Reading through your question I’m getting a feeling that the error is with regards to your input dimensions and not your output. All RNN modules in PyTorch expect a 3D input of type (seq_len, batch, input_size) (See And I’m guessing that that’s where the error is from.

In terms of NLP related tasks usually, you create a dataset of seq_len x batch dimensions which in turn you pass through an nn.Embedding ( sparse layer to get the input_size dimension thus creating the proper input to pass to the RNN layers.

seq_len is a segment of a document (a paragraph, a sentence or even a part of a sentence) which is tokenized and each token is being represented by a numeric id. So the sentence “What do you get when you multiply six by seven?” becomes [ 11 24 31 2 7 10 38 30 37 33 34 ]. This is your first dimension.

Say now you have multiple sentences that you could process in parallel. You group them together (perhaps padding them first so that all have the same length) and you get the second dimension which is the batch. (So now you have a batch, a group, of equal length of inputs)

At this point you usually map each word to a vector which represents the “meaning” (loosely speaking) of the word. This could be randomly initialised or one could use an existing vector created via word2vec, glove etc. This vector is your input_size.

Ah okay, I have done the first two dimensions in this case, my data is in the form of numeric tokens as you mentioned, and each sentence is padded to be the same length. It is the last part with which I am not too familiar. I know of embedding techniques like word2vec and glove. So I understand what you mean when you wrote “you usually map each word to a vector which represents the meaning” but how is this done in the code itself? Is this what it means to initialise the hidden state? Is this hidden state the vector mappings of your words? I have seen code where the hidden state is initialised within the Class defining the model though, so I don’t understand how you map before instantiating the class. Or I could be way off and it is something else?
And what kind of Python data structure would you store this three dimensional data in then? Thanks!

For some more context, the RNN I used started with an embedding layer, then an lstm, followed by a fully connected layer and finally a SoftMax output. What you wrote makes it seem like my data (which is basically a list of lists, with each document being one list, inside which each sentence is another list with each work a numeric token) is in the correct form to be passed into the model as long as it begins with an embedding layer. Or maybe I am missing something.

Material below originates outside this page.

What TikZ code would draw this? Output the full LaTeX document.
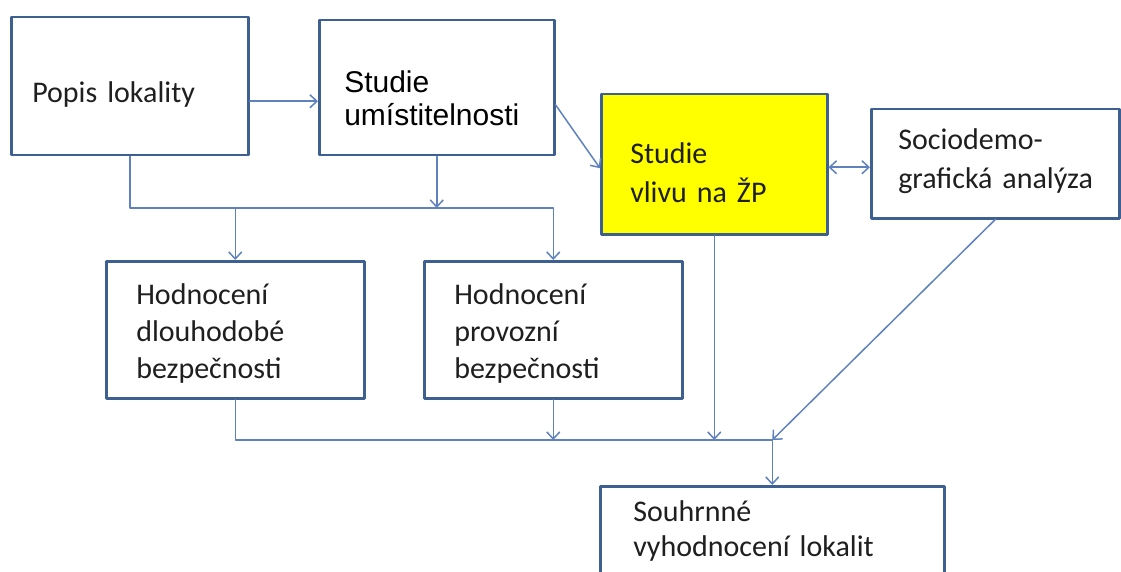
\documentclass[tikz,border=0pt]{standalone}
\usepackage{fontspec}
\setmainfont[WordSpace=0.8]{Carlito}
\newfontfamily\narrowfont{Liberation Sans}
\usetikzlibrary{arrows.meta}
\definecolor{boxline}{RGB}{62,95,145}
\definecolor{conline}{RGB}{95,130,190}
\definecolor{zpyellow}{RGB}{255,255,0}
\newcommand{\boxtext}[2]{\raisebox{#1}[\height][\depth]{\begin{tabular}{@{}l@{}}#2\end{tabular}}}

\begin{document}
\begin{tikzpicture}[x=1pt, y=-1pt, line cap=round, line join=round,
	box/.style={draw=boxline, line width=2.5pt, fill=white, anchor=north west, align=left, text=black!88, font=\fontsize{30}{39}\selectfont},
	con/.style={draw=conline, line width=1.5pt},
	arr/.style={con, -{Straight Barb[length=7pt,width=13pt]}}]
	\useasboundingbox (0,0) rectangle (1121,572);
	\clip (0,0) rectangle (1121,572);
	% boxes
	\node[box, text width=195pt, inner xsep=21pt, minimum height=138pt] (popis) at (10,16) {\boxtext{-8pt}{Popis lokality}};
	\node[box, text width=185pt, inner xsep=25pt, minimum height=135pt, font=\narrowfont\fontsize{30}{33}\selectfont, text=black] (umist) at (318,19) {\boxtext{-15pt}{Studie\\umístitelnosti}};
	\node[box, fill=zpyellow, text width=168pt, inner xsep=29pt, minimum height=140pt] (vliv) at (600,93) {\boxtext{-11pt}{Studie\\vlivu na ŽP}};
	\node[box, text width=194pt, inner xsep=27pt, minimum height=109pt] (socio) at (870,108) {\boxtext{3pt}{Sociodemo-\\grafická analýza}};
	\node[box, text width=198pt, inner xsep=30pt, minimum height=137pt, font=\fontsize{30}{37}\selectfont] (dlouho) at (105,260) {\boxtext{-4pt}{Hodnocení\\dlouhodobé\\bezpečnosti}};
	\node[box, text width=198pt, inner xsep=30pt, minimum height=137pt, font=\fontsize{30}{37}\selectfont] (provoz) at (423,260) {\boxtext{-4pt}{Hodnocení\\provozní\\bezpečnosti}};
	\node[box, text width=278pt, inner xsep=33pt, minimum height=137pt, font=\fontsize{30}{35}\selectfont] (souhrn) at (599,485) {\boxtext{23pt}{Souhrnné\\vyhodnocení lokalit}};
	% connectors
	\coordinate (topbus) at (0,208);
	\coordinate (lowbus) at (0,440);
	\draw[arr] ([yshift=-15pt]popis.east) -- ([yshift=-15pt]popis.east -| umist.west);
	\draw[arr] ([yshift=-17pt]umist.east) -- ([yshift=-4pt]vliv.west);
	\draw[con, {Straight Barb[length=7pt,width=13pt]}-{Straight Barb[length=7pt,width=13pt]}] ([yshift=-3pt]vliv.east) -- ([yshift=-3pt]vliv.east -| socio.west);
	\draw[arr] (popis.south) |- (topbus -| provoz.north) -- (provoz.north);
	\draw[arr] (topbus -| dlouho.north) -- (dlouho.north);
	\draw[arr] (umist.south) -- (topbus -| umist.south);
	\draw[con] (dlouho.south) |- (lowbus -| souhrn.north);
	\draw[arr] (provoz.south) -- (lowbus -| provoz.south);
	\draw[arr] (vliv.south) -- (lowbus -| vliv.south);
	\draw[arr] (socio.south) -- (lowbus -| souhrn.north);
	\draw[arr] (lowbus -| souhrn.north) -- (souhrn.north);
\end{tikzpicture}
\end{document}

This is where you are supposed to use the nn.Embedding layer.

For example:

self.embedding = nn.Embedding(vocabulary_size, embedding_dimensions)

The vocabulary_size is the how many words you have in your vocabulary and the embedding_dimensions is the size of the vector that you are using for each word. (Constructing in essence a vocab x dimensions tensor, which then is used by the embedding layer to construct your final seq_len x batch x dimensions tensor that RNNs need)

and you use it in the forward path before the RNN:

def forward(self, inputs, hidden):
        embeddings = self.embeddings(inputs)
        output, hidden = self.lstm(embeddings, hidden)

You could either initialise the weights of the embedding layer randomly from a distribution:, 0.1)

Or if you want to re-use trained embeddings from some other source (say word2vec) you must pass the vectors to the embedding layer:

You need to construct an id to vector mapping during your tokenization phase (I don’t know if there is a different/ better way to go about this). Something like this:

from gensim.models import Word2Vec

embeddings = Word2Vec.load('word2vec.model')

vectors = {}
wordToIndex = {}
indexToWord = []

ids = []

for word in sentence:
    if word not in wordToIndex:
        idx = len(indexToWord) - 1
        wordToIndex[word] = idx
        idx = wordToIndex[word]

    if word in embeddings:
        vectors[idx] = embeddings[word]


After processing your entire corpus the vectors dict contains a idx to vector pair which you can convert to a numpy array (i.e. embedding_weights = np.asarray(list(vectors.values()), dtype=np.float32)) and pass to the embedding layer.

Obviously the example above does not handle unknown tokens or words that don’t have a vector in the embeddings you are using which you should handle

Final note. You could either stop the gradients from flowing on the embedding layer thus keeping your embeddings frozen or not by using the requires_grad variable in the embedding weights

Oh! okay I think it is starting to make some sense. I have a dataset and have been trying to run it through various LSTM models I found online to practice. I ran it through one successfully, it had an embedding layer and initialised the weights when the model was instantiated before training (is this always the place where you initialise the embedding layer weights?).

I also found 2 models online from tutorials, I wondered if you might be able to tell me if my intuition on why they didn’t work for my data is correct?

Here is the first model:
It is a bidirectional lstm written for image data from MNIST. My data is text of course. I believe, as you just mentioned, it did not work because it did not have an embedding layer in the model, hence the dimension error, correct?

This second link, however ( does have an embedding layer. However, it does not seem to initialise the embedding layer weights anywhere. I tried to pass it a single sentence from my data as they did in the tutorial, but I still got the dimensionality error (requires 3 dimensions, got 2). What was wrong in this case?

Thanks again for your very detailed and helpful responses!